In ökonomischer Hinsicht überzeugt der vorgeschlagene Entwurf aufgrund seiner kompakten Form und seiner hohen Flächeneffizienz. Die sinnvolle Zuordnung der Nutzungsbereiche ermöglicht eine klar strukturierte Haustechnik.

Der Projektvorschlag setzt für den Neubau des Zentrums für Zahnmedizin einen klaren Schwerpunkt auf das nachhaltige Bauen und könnte dem ZZM so eine auch für Patientinnen und Patienten wahrnehmbare, eigenständige Identität als zukunftsweisendes Innovationsprojekt verleihen. Zudem ist die Gebäudeform so gewählt, dass innerhalb des kompakten Volumens rund um den zentralen Innenhof Zirkulation, Austausch und Begegnung initiiert werden, was in Forschung und Lehre förderlich sein kann.
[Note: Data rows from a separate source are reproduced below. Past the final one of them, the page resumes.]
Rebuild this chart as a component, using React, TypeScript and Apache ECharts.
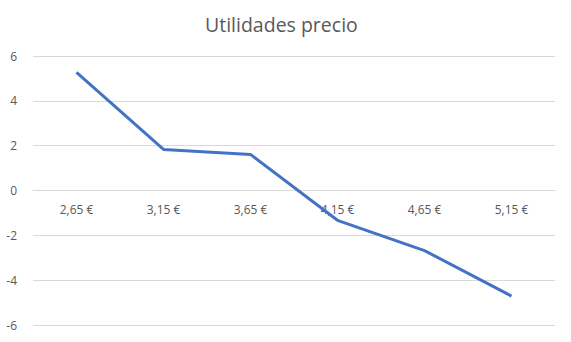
import React, { useEffect, useRef } from "react";
import * as echarts from "echarts";

const categories = ["2,65 €", "3,15 €", "3,65 €", "4,15 €", "4,65 €", "5,15 €"];
const utilidades = [5.27, 1.83, 1.61, -1.33, -2.68, -4.71];
const titleText = "Utilidades precio";

export default function App() {
  const ref = useRef<HTMLDivElement>(null);
  useEffect(() => {
    if (!ref.current) return;
    const chart = echarts.init(ref.current, undefined, { renderer: "svg" });
    chart.setOption({
      animation: false,
      backgroundColor: "#ffffff",
      title: {
        text: titleText,
        left: 200,
        top: 9,
        textStyle: { color: "#595959", fontSize: 19.5, fontWeight: "normal", fontFamily: "Open Sans" },
      },
      grid: { left: 33, right: 16, top: 56, bottom: 17, containLabel: false, outerBoundsMode: "none" },
      xAxis: {
        type: "category",
        data: categories,
        boundaryGap: true,
        position: "bottom",
        offset: -135,
        axisLine: { show: true, onZero: false, lineStyle: { color: "#d9d9d9", width: 1 } },
        axisTick: { show: false },
        axisLabel: { color: "#595959", fontSize: 12, fontFamily: "Open Sans", margin: 13 },
        splitLine: { show: false },
      },
      yAxis: {
        type: "value",
        min: -6,
        max: 6,
        interval: 2,
        axisLine: { show: false },
        axisTick: { show: false },
        axisLabel: { color: "#595959", fontSize: 12, fontFamily: "Open Sans", margin: 16 },
        splitLine: { lineStyle: { color: "#d9d9d9", width: 1 } },
      },
      series: [
        {
          type: "line",
          data: utilidades,
          showSymbol: false,
          symbol: "none",
          lineStyle: { color: "#4472C4", width: 3 },
          itemStyle: { color: "#4472C4" },
        },
      ],
    });
    return () => chart.dispose();
  }, []);
  return <div ref={ref} style={{ width: 571, height: 342, position: "absolute", left: 0, top: 0 }} />;
}
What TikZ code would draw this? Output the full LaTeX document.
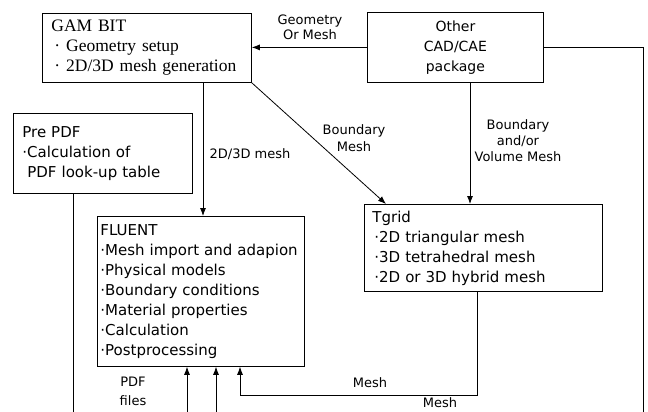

Das Projekt stellt im Verhältnis zum heute weitgehend un geordneten, überstellten Areal ohne differenzierte bauliche Lesart (ISOS: «Konglomerat von voluminösen Flachdachbauten») eine seit Jahrzehnten nicht mehr vorhanden gewesene städtebauliche Ruhe her und erfüllt damit die Ziele des geschützten Ortsbildes, welche im ISOS für das Quartier Hottingen formuliert sind.